_Given information_
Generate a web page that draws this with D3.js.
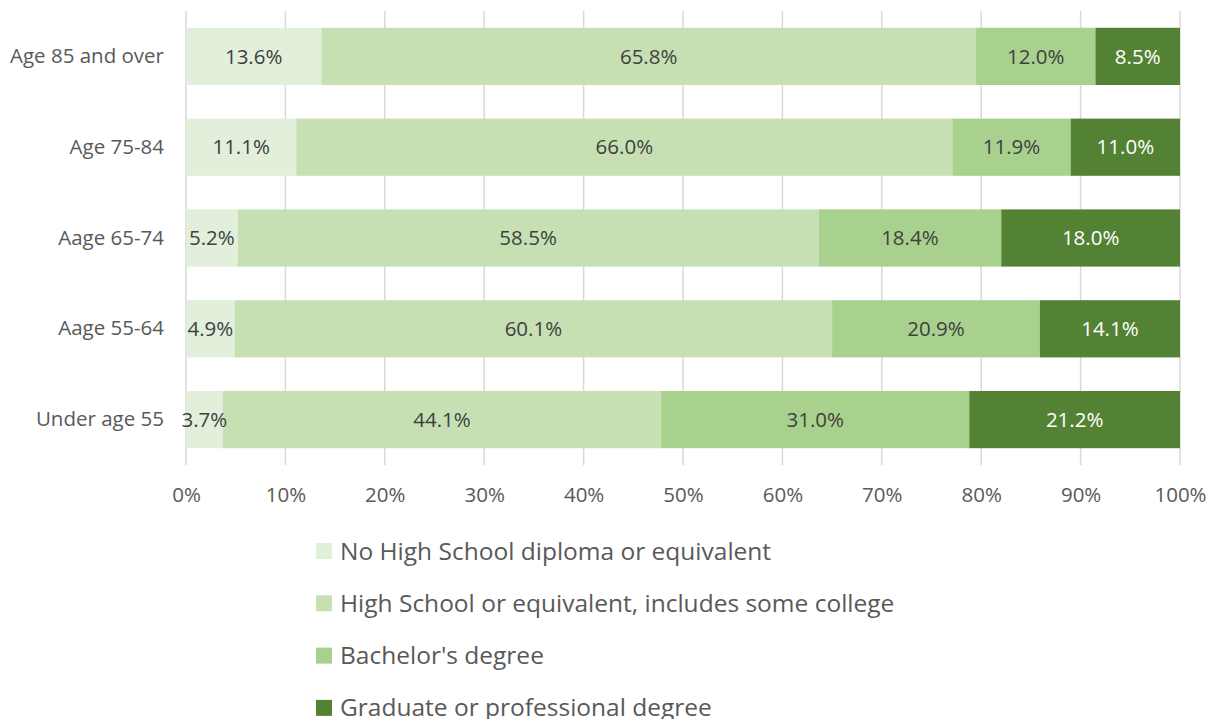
<!DOCTYPE html>
<html>
<head>
<meta charset="utf-8">
<title>Education by age group</title>
<script src="https://d3js.org/d3.v7.min.js"></script>
<style>
  body { margin: 0; background: #fff; }
  text { font-family: "Open Sans", sans-serif; fill: #595959; }
</style>
</head>
<body>
<svg width="1214" height="719"></svg>
<script>
// categories, top to bottom
const groups = ["Age 85 and over", "Age 75-84", "Aage 65-74", "Aage 55-64", "Under age 55"];
const series = [
  "No High School diploma or equivalent",
  "High School or equivalent, includes some college",
  "Bachelor's degree",
  "Graduate or professional degree"
];
// values per series (percent), same order as groups
const noHighSchool = [13.6, 11.1, 5.2, 4.9, 3.7];
const highSchool   = [65.8, 66.0, 58.5, 60.1, 44.1];
const bachelor     = [12.0, 11.9, 18.4, 20.9, 31.0];
const graduate     = [8.5, 11.0, 18.0, 14.1, 21.2];
const xTicks = [0, 0.1, 0.2, 0.3, 0.4, 0.5, 0.6, 0.7, 0.8, 0.9, 1];
const colors = ["#E2EFDA", "#C6E0B4", "#A9D18E", "#548235"];

const rows = groups.map((g, i) => ({
  group: g,
  [series[0]]: noHighSchool[i],
  [series[1]]: highSchool[i],
  [series[2]]: bachelor[i],
  [series[3]]: graduate[i]
}));

const svg = d3.select("svg");
const plot = {left: 186, right: 1180, top: 11, bottom: 465};

const x = d3.scaleLinear().domain([0, 1]).range([plot.left, plot.right]);
const y = d3.scaleBand().domain(groups).range([plot.top, plot.bottom])
  .paddingInner(0.37).paddingOuter(0.185);
const color = d3.scaleOrdinal().domain(series).range(colors);

const stacked = d3.stack().keys(series).offset(d3.stackOffsetExpand)(rows);

// gridlines
svg.append("g")
  .selectAll("line")
  .data(xTicks)
  .join("line")
  .attr("x1", d => x(d)).attr("x2", d => x(d))
  .attr("y1", plot.top).attr("y2", plot.bottom)
  .attr("stroke", "#D9D9D9")
  .attr("stroke-width", 1.5);

// bars
const layer = svg.append("g")
  .selectAll("g")
  .data(stacked)
  .join("g")
  .attr("fill", d => color(d.key));

layer.selectAll("rect")
  .data(d => d)
  .join("rect")
  .attr("x", d => x(d[0]))
  .attr("y", d => y(d.data.group))
  .attr("width", d => x(d[1]) - x(d[0]))
  .attr("height", y.bandwidth());

// data labels
svg.append("g")
  .selectAll("g")
  .data(stacked)
  .join("g")
  .selectAll("text")
  .data(d => d.map(p => ({p, key: d.key})))
  .join("text")
  .attr("x", d => (x(d.p[0]) + x(d.p[1])) / 2)
  .attr("y", d => y(d.p.data.group) + y.bandwidth() / 2)
  .attr("dy", "0.35em")
  .attr("text-anchor", "middle")
  .attr("font-size", 20.5)
  .style("fill", d => d.key === series[3] ? "#ffffff" : "#404040")
  .text(d => d.p.data[d.key].toFixed(1) + "%");

// x axis labels
const xAxis = svg.append("g")
  .attr("transform", `translate(0,${plot.bottom + 8})`)
  .call(d3.axisBottom(x).tickValues(xTicks).tickFormat(d3.format(".0%")).tickSize(0).tickPadding(14));
xAxis.select(".domain").remove();
xAxis.selectAll("text").attr("font-size", 20.5).style("font-family", null);

// y axis labels
const yAxis = svg.append("g")
  .attr("transform", `translate(${plot.left - 22},0)`)
  .call(d3.axisLeft(y).tickSize(0).tickPadding(0));
yAxis.select(".domain").remove();
yAxis.selectAll("text").attr("font-size", 20.5).style("font-family", null);
svg.selectAll(".tick text").attr("fill", null);

// legend
const legend = svg.append("g")
  .selectAll("g")
  .data(series)
  .join("g")
  .attr("transform", (d, i) => `translate(316,${551 + i * 52.3})`);
legend.append("rect")
  .attr("x", 0).attr("y", -8)
  .attr("width", 16).attr("height", 16)
  .attr("fill", d => color(d));
legend.append("text")
  .attr("x", 24)
  .attr("dy", "0.35em")
  .attr("font-size", 24.5)
  .text(d => d);
</script>
</body>
</html>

_Problem requirements_
Copy the data exactly. Any picture it contains is to be omitted.

_Solution to the problem_
Generate a web page that draws this with D3.js.
<!DOCTYPE html>
<html>
<head>
<meta charset="utf-8">
<title>Education by age group</title>
<script src="https://d3js.org/d3.v7.min.js"></script>
<style>
  body { margin: 0; background: #fff; }
  text { font-family: "Open Sans", sans-serif; fill: #595959; }
</style>
</head>
<body>
<svg width="1214" height="719"></svg>
<script>
// categories, top to bottom
const groups = ["Age 85 and over", "Age 75-84", "Aage 65-74", "Aage 55-64", "Under age 55"];
const series = [
  "No High School diploma or equivalent",
  "High School or equivalent, includes some college",
  "Bachelor's degree",
  "Graduate or professional degree"
];
// values per series (percent), same order as groups
const noHighSchool = [13.6, 11.1, 5.2, 4.9, 3.7];
const highSchool   = [65.8, 66.0, 58.5, 60.1, 44.1];
const bachelor     = [12.0, 11.9, 18.4, 20.9, 31.0];
const graduate     = [8.5, 11.0, 18.0, 14.1, 21.2];
const xTicks = [0, 0.1, 0.2, 0.3, 0.4, 0.5, 0.6, 0.7, 0.8, 0.9, 1];
const colors = ["#E2EFDA", "#C6E0B4", "#A9D18E", "#548235"];

const rows = groups.map((g, i) => ({
  group: g,
  [series[0]]: noHighSchool[i],
  [series[1]]: highSchool[i],
  [series[2]]: bachelor[i],
  [series[3]]: graduate[i]
}));

const svg = d3.select("svg");
const plot = {left: 186, right: 1180, top: 11, bottom: 465};

const x = d3.scaleLinear().domain([0, 1]).range([plot.left, plot.right]);
const y = d3.scaleBand().domain(groups).range([plot.top, plot.bottom])
  .paddingInner(0.37).paddingOuter(0.185);
const color = d3.scaleOrdinal().domain(series).range(colors);

const stacked = d3.stack().keys(series).offset(d3.stackOffsetExpand)(rows);

// gridlines
svg.append("g")
  .selectAll("line")
  .data(xTicks)
  .join("line")
  .attr("x1", d => x(d)).attr("x2", d => x(d))
  .attr("y1", plot.top).attr("y2", plot.bottom)
  .attr("stroke", "#D9D9D9")
  .attr("stroke-width", 1.5);

// bars
const layer = svg.append("g")
  .selectAll("g")
  .data(stacked)
  .join("g")
  .attr("fill", d => color(d.key));

layer.selectAll("rect")
  .data(d => d)
  .join("rect")
  .attr("x", d => x(d[0]))
  .attr("y", d => y(d.data.group))
  .attr("width", d => x(d[1]) - x(d[0]))
  .attr("height", y.bandwidth());

// data labels
svg.append("g")
  .selectAll("g")
  .data(stacked)
  .join("g")
  .selectAll("text")
  .data(d => d.map(p => ({p, key: d.key})))
  .join("text")
  .attr("x", d => (x(d.p[0]) + x(d.p[1])) / 2)
  .attr("y", d => y(d.p.data.group) + y.bandwidth() / 2)
  .attr("dy", "0.35em")
  .attr("text-anchor", "middle")
  .attr("font-size", 20.5)
  .style("fill", d => d.key === series[3] ? "#ffffff" : "#404040")
  .text(d => d.p.data[d.key].toFixed(1) + "%");

// x axis labels
const xAxis = svg.append("g")
  .attr("transform", `translate(0,${plot.bottom + 8})`)
  .call(d3.axisBottom(x).tickValues(xTicks).tickFormat(d3.format(".0%")).tickSize(0).tickPadding(14));
xAxis.select(".domain").remove();
xAxis.selectAll("text").attr("font-size", 20.5).style("font-family", null);

// y axis labels
const yAxis = svg.append("g")
  .attr("transform", `translate(${plot.left - 22},0)`)
  .call(d3.axisLeft(y).tickSize(0).tickPadding(0));
yAxis.select(".domain").remove();
yAxis.selectAll("text").attr("font-size", 20.5).style("font-family", null);
svg.selectAll(".tick text").attr("fill", null);

// legend
const legend = svg.append("g")
  .selectAll("g")
  .data(series)
  .join("g")
  .attr("transform", (d, i) => `translate(316,${551 + i * 52.3})`);
legend.append("rect")
  .attr("x", 0).attr("y", -8)
  .attr("width", 16).attr("height", 16)
  .attr("fill", d => color(d));
legend.append("text")
  .attr("x", 24)
  .attr("dy", "0.35em")
  .attr("font-size", 24.5)
  .text(d => d);
</script>
</body>
</html>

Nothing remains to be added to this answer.